A brief paddle, then a slow drift back to shore

Let me clear the air right away. I’m sorry I left you hanging.
Actually, I’m not entirely sorry because it actually was my original intent to leave you knee deep a few weeks ago as I signed off mid-story in the quest to get my landlubber of a dog into water over his ankles for the first time. The tale was filled with background and build-up, and I figured you’d enjoy a week’s worth of speculation on whether Frankie, the quarter-breed Labrador Retriever, would sink or swim when faced with the rolling waves of Lake Erie. I did not, however, intend to leave you treading water for a full 14 days. That transgression demands an explanation.

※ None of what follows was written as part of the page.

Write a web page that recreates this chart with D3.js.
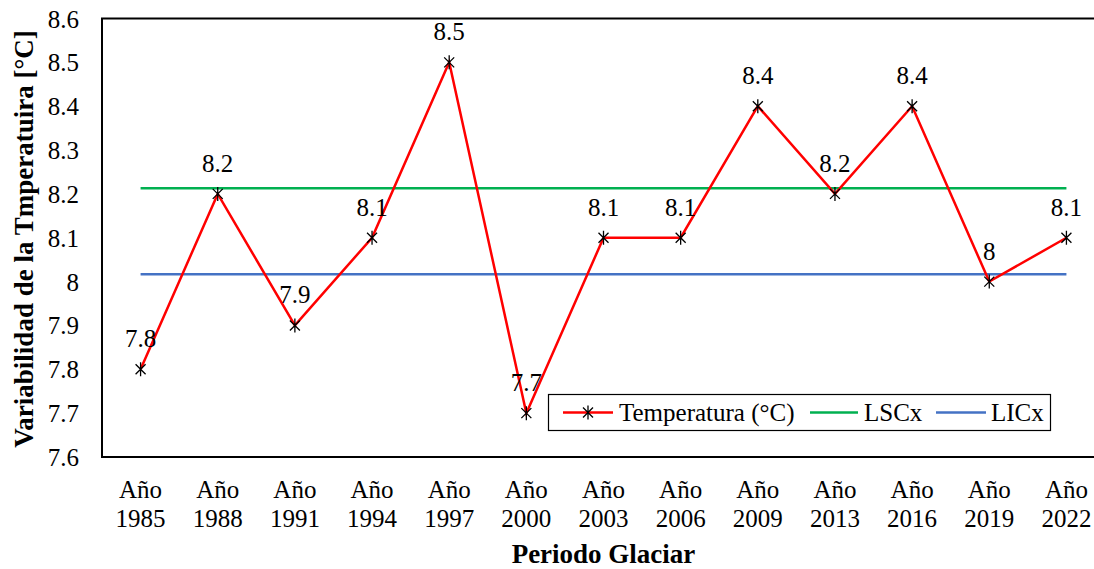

Since our very first humor piece hit the press over 27 years ago, my illustrator wife Kristin and I had never taken a single week off. For better, for worse, for richer, for poorer, in sickness and in health, neither rain, nor snow, nor sleet, nor hail has kept us from concocting a column and crafting a cartoon to run alongside it. So what sort of life-altering, earth-shattering, cataclysmic event proved capable of bringing our decades-long streak to an end? It was a canoe float.
That’s right, folks. I ditched a duty I had somehow managed to complete for 1,432 weeks straight simply for the opportunity to paddle a beat-up canoe on a short loop through the shallow waters of a weedy lake in Wisconsin. That my son-in-law was in the bow was fun and new, but that a small boy was seated between us, mid-boat and swaddled in a blaze-blue life jacket … Well that was everything!
This was my grandson James’ first paddle, and there was no way on earth I was going to miss it. Yes, I should have planned ahead, and yes, I could have stayed up all night afterward to meet my deadline, but obviously, I did neither.
During our brief excursion, the 3-year-old carefully plucked a yellow cow lily from the water and declared, “I’m going to take this ‘sea flower’ to Mama.” Based on that moment alone, I have no regrets. I’d do it again in a heartbeat.
All of that said, we can now return to Frankie on the shore of Lake Erie, where distracted by the obsessive and endless big-water retrieves of Sage the German Shorthair and the endless pestering of Butch the 4-month-old Boxer pup, Frankie followed me out onto an ankle-deep sandbar without so much as a twitch. (I sometimes wonder if the mutt even feels his feet as he will unwittingly walk through darn near anything.) From there it was only a matter of time until the next big swell would rise to test the dog’s true buoyancy. Kristin cringed on the nearby shoreline, her fears that our wonder mutt would be lost to the sea entirely unfounded.
When the wave came, it welled up under the dog’s belly and effortlessly moved him 10 feet toward the shore to set him down again. I’m not so sure Frank even knew what happened. He didn’t squirm. He didn’t shuffle. He didn’t even doggy paddle so much as simply float along with a puzzled smile dripping from his jowls. Even though he may not have reveled in his first “swim” — or even noticed it for that matter — it certainly didn’t drown him. I’m calling it a success.